▶ [Written task]
Extract only the first line of the listing and every line after it up to and including the one with "(ruleL) -- (ruleR);". Omit the pictures.

------------

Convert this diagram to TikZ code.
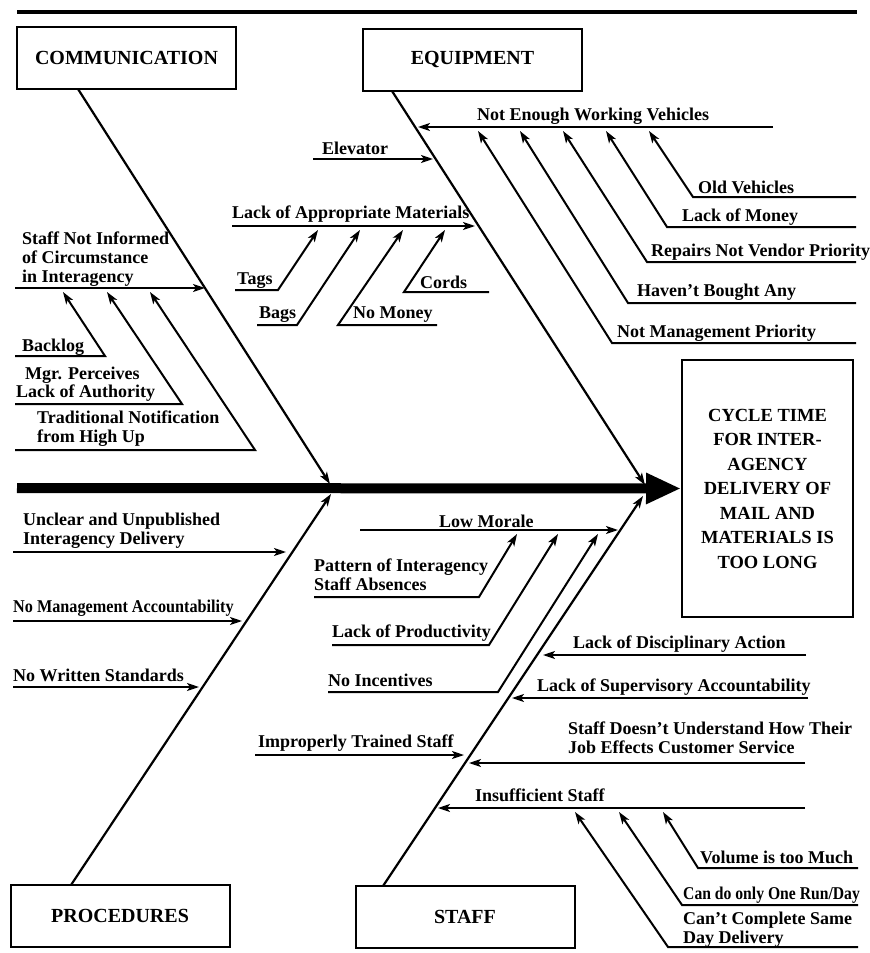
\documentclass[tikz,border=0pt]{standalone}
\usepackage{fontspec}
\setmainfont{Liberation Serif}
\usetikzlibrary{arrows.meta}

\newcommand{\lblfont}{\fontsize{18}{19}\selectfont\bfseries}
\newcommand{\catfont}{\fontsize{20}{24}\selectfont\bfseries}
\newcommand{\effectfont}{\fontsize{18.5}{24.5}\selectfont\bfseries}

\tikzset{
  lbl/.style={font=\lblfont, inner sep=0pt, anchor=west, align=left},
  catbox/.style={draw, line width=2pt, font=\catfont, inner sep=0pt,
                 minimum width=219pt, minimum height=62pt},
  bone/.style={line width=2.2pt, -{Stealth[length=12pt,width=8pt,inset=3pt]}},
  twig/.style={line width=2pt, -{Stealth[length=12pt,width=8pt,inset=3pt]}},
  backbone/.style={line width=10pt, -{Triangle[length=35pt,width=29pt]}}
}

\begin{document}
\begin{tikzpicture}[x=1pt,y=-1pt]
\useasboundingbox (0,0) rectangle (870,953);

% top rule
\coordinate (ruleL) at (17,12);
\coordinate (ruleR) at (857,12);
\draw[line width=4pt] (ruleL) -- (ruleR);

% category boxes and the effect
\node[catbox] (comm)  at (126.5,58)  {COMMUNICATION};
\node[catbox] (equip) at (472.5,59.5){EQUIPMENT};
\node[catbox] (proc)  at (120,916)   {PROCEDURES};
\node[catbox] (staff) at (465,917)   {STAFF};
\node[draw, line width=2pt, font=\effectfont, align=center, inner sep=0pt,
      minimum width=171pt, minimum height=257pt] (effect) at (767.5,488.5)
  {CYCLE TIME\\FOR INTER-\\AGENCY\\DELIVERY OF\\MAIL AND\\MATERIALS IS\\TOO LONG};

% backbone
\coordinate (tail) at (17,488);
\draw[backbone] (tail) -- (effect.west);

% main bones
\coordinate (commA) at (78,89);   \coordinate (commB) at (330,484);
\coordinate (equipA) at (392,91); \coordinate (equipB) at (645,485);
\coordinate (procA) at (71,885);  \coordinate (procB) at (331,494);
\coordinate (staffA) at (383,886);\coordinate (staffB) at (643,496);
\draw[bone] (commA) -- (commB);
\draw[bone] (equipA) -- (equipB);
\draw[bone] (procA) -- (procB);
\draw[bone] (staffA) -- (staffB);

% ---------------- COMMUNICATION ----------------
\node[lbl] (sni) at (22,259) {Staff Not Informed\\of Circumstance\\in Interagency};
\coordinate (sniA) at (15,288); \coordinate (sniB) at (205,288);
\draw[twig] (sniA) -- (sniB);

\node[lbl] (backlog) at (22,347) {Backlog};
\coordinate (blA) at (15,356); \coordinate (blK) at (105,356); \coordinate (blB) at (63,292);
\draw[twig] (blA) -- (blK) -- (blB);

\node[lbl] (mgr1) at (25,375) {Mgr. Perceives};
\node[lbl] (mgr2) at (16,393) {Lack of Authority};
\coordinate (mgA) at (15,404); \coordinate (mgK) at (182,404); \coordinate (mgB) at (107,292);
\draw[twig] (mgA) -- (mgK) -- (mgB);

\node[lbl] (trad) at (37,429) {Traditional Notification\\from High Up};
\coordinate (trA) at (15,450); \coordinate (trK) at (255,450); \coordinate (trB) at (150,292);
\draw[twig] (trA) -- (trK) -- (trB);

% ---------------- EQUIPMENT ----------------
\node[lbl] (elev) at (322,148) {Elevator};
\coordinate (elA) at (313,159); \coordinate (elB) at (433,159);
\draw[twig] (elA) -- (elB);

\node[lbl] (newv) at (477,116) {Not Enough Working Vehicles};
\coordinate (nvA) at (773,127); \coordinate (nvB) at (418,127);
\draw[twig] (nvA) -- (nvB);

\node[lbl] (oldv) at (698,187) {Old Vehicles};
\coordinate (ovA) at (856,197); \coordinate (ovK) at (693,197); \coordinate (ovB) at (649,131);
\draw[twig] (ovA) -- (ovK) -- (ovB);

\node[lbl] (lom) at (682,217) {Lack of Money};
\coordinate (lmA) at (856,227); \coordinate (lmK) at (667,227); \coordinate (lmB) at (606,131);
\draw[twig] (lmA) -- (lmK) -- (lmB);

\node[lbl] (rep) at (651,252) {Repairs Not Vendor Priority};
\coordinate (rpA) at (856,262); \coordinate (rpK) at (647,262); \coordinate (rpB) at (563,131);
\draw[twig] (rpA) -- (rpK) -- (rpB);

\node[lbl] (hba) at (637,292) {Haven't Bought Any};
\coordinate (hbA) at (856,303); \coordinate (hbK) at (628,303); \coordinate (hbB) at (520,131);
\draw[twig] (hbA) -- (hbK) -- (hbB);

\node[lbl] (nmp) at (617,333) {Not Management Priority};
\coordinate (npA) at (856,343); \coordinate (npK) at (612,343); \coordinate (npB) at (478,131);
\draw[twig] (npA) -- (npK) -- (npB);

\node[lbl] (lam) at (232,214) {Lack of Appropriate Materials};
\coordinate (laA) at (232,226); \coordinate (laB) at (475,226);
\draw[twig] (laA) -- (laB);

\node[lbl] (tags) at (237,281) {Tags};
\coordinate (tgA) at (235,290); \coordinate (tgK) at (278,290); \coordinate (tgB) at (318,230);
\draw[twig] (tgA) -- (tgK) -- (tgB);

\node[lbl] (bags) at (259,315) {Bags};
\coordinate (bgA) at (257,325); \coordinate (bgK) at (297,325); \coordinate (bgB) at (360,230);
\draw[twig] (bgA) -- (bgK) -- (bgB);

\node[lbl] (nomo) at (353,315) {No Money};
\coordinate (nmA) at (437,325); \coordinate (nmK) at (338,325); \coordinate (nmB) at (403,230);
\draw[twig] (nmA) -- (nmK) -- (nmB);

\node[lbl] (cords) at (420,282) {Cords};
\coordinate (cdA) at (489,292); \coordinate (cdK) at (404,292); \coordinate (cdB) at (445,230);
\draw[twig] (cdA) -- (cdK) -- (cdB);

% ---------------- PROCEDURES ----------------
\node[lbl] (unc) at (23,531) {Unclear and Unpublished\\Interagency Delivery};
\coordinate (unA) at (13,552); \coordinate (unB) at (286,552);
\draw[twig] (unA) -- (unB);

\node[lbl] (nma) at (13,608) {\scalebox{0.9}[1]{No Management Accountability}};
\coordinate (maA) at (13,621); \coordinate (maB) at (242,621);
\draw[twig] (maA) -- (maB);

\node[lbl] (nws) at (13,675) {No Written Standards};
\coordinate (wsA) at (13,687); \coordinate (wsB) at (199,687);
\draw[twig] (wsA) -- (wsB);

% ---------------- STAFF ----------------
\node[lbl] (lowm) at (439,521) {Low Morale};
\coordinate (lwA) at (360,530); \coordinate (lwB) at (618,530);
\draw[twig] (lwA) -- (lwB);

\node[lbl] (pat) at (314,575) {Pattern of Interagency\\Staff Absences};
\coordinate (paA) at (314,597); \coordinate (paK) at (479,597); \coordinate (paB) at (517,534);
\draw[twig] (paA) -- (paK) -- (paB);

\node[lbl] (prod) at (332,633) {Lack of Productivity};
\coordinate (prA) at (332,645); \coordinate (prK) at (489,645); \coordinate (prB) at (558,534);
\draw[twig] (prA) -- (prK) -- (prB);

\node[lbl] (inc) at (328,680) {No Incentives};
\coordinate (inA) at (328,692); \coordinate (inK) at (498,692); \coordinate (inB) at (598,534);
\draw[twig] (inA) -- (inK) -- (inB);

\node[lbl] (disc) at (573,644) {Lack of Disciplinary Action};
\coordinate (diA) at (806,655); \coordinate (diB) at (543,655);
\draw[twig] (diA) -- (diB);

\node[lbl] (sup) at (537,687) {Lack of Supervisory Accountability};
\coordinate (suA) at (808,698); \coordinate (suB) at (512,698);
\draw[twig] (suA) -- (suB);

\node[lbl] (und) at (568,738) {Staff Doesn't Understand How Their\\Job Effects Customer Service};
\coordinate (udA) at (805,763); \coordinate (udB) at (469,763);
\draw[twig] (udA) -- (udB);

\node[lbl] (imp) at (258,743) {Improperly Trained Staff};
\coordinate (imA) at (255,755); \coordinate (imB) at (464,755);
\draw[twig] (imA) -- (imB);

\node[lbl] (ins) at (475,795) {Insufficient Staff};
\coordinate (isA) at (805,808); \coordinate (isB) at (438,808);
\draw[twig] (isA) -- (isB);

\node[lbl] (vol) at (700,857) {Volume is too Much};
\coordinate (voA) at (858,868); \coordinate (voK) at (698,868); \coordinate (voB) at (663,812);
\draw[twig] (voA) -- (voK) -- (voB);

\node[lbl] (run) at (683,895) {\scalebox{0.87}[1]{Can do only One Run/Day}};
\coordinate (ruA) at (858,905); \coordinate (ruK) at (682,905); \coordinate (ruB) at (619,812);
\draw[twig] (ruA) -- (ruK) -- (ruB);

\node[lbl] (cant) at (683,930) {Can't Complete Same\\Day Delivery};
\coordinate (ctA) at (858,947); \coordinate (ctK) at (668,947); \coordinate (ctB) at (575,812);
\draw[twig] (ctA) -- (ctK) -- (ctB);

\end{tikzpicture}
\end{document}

------------

▶ [Task output]
Convert this diagram to TikZ code.
\documentclass[tikz,border=0pt]{standalone}
\usepackage{fontspec}
\setmainfont{Liberation Serif}
\usetikzlibrary{arrows.meta}

\newcommand{\lblfont}{\fontsize{18}{19}\selectfont\bfseries}
\newcommand{\catfont}{\fontsize{20}{24}\selectfont\bfseries}
\newcommand{\effectfont}{\fontsize{18.5}{24.5}\selectfont\bfseries}

\tikzset{
  lbl/.style={font=\lblfont, inner sep=0pt, anchor=west, align=left},
  catbox/.style={draw, line width=2pt, font=\catfont, inner sep=0pt,
                 minimum width=219pt, minimum height=62pt},
  bone/.style={line width=2.2pt, -{Stealth[length=12pt,width=8pt,inset=3pt]}},
  twig/.style={line width=2pt, -{Stealth[length=12pt,width=8pt,inset=3pt]}},
  backbone/.style={line width=10pt, -{Triangle[length=35pt,width=29pt]}}
}

\begin{document}
\begin{tikzpicture}[x=1pt,y=-1pt]
\useasboundingbox (0,0) rectangle (870,953);

% top rule
\coordinate (ruleL) at (17,12);
\coordinate (ruleR) at (857,12);
\draw[line width=4pt] (ruleL) -- (ruleR);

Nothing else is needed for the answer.